DATA LINES:
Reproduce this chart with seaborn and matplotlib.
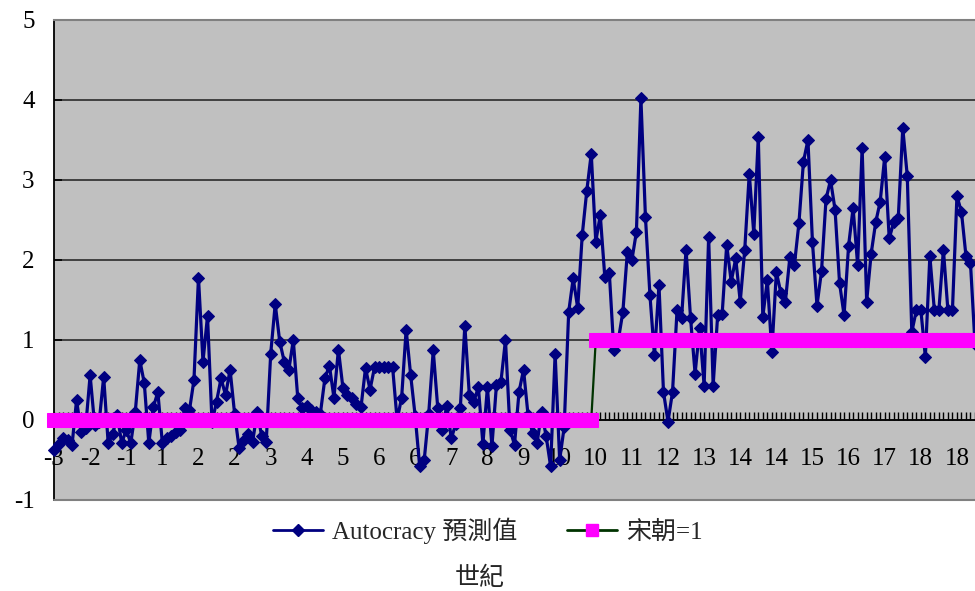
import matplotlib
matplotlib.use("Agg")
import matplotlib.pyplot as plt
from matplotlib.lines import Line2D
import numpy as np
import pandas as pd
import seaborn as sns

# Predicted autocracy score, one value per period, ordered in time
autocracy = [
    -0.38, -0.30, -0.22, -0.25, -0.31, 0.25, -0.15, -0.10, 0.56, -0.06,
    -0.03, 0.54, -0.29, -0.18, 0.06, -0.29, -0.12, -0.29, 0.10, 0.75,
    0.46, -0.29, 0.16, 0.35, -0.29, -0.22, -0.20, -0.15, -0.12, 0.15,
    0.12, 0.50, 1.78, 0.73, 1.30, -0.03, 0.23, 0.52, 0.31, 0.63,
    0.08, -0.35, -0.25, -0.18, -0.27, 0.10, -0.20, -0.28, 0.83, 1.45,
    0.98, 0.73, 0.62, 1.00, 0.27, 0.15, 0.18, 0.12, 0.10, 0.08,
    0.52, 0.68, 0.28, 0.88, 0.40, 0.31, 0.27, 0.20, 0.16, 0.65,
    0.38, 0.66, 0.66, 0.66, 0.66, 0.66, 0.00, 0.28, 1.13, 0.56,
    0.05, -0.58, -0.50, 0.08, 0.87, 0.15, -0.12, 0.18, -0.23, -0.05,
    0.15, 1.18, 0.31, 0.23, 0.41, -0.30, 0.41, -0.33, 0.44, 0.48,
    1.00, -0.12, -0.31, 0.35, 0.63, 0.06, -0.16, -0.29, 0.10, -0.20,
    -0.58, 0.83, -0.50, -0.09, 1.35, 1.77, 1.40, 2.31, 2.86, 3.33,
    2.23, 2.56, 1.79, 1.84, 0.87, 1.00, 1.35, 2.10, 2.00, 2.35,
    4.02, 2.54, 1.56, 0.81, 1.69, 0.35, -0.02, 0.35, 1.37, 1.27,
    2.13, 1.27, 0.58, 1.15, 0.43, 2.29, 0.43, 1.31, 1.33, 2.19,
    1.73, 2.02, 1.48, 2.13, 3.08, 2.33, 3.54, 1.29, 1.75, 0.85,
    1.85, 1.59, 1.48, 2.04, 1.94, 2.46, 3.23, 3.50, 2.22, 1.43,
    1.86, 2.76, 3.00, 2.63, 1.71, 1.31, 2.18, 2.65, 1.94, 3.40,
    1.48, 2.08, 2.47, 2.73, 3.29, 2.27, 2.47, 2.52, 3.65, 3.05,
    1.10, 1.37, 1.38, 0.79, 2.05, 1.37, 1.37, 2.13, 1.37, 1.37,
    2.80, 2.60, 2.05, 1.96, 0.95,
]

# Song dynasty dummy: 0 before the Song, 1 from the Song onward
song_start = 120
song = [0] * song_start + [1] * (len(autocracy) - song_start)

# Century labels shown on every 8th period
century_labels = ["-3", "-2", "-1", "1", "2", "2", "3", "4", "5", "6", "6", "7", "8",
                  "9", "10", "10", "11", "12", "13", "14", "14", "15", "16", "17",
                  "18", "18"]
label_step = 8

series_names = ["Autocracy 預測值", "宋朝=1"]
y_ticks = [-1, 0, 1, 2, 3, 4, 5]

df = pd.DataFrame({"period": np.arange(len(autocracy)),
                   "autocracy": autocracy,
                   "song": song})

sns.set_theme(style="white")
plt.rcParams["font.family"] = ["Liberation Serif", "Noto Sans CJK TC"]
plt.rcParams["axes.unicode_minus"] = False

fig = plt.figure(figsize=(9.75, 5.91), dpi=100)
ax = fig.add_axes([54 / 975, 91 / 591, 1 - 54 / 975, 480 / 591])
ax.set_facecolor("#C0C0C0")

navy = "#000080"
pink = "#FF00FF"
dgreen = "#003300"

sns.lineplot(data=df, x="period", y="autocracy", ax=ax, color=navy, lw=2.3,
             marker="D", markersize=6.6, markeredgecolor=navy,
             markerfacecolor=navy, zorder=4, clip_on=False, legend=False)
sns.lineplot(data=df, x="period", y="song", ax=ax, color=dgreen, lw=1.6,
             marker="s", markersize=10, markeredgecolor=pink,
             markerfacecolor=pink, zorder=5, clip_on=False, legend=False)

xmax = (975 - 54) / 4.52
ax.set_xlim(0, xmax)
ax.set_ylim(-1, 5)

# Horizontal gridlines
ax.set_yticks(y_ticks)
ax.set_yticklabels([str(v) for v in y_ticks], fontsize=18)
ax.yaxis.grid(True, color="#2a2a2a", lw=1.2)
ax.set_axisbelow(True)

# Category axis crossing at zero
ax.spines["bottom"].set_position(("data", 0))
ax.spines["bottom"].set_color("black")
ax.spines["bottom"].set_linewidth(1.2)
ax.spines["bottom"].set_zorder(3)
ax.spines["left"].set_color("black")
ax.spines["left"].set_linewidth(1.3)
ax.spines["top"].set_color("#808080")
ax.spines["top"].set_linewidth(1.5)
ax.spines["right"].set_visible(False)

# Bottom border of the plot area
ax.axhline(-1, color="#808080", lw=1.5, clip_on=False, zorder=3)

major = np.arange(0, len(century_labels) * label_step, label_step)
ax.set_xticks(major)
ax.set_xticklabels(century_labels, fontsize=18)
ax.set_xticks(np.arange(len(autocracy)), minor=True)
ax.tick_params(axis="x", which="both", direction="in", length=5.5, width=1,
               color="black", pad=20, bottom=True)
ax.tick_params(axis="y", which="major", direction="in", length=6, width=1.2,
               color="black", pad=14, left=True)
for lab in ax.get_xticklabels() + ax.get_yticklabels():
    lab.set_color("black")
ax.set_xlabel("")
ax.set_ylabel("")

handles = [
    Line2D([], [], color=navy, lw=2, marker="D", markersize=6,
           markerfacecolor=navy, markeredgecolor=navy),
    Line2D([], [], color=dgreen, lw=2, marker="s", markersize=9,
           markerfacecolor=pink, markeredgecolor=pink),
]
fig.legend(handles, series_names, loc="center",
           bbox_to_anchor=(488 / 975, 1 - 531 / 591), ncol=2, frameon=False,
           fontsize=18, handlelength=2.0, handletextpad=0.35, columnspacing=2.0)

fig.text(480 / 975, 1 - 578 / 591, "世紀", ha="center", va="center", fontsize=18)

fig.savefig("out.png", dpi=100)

TASK DIRECTIONS:
Using the listing above, pick out each line that contains the word "matplotlib", then copy it.

TASK OUTPUT:
Reproduce this chart with seaborn and matplotlib.
import matplotlib
matplotlib.use("Agg")
import matplotlib.pyplot as plt
from matplotlib.lines import Line2D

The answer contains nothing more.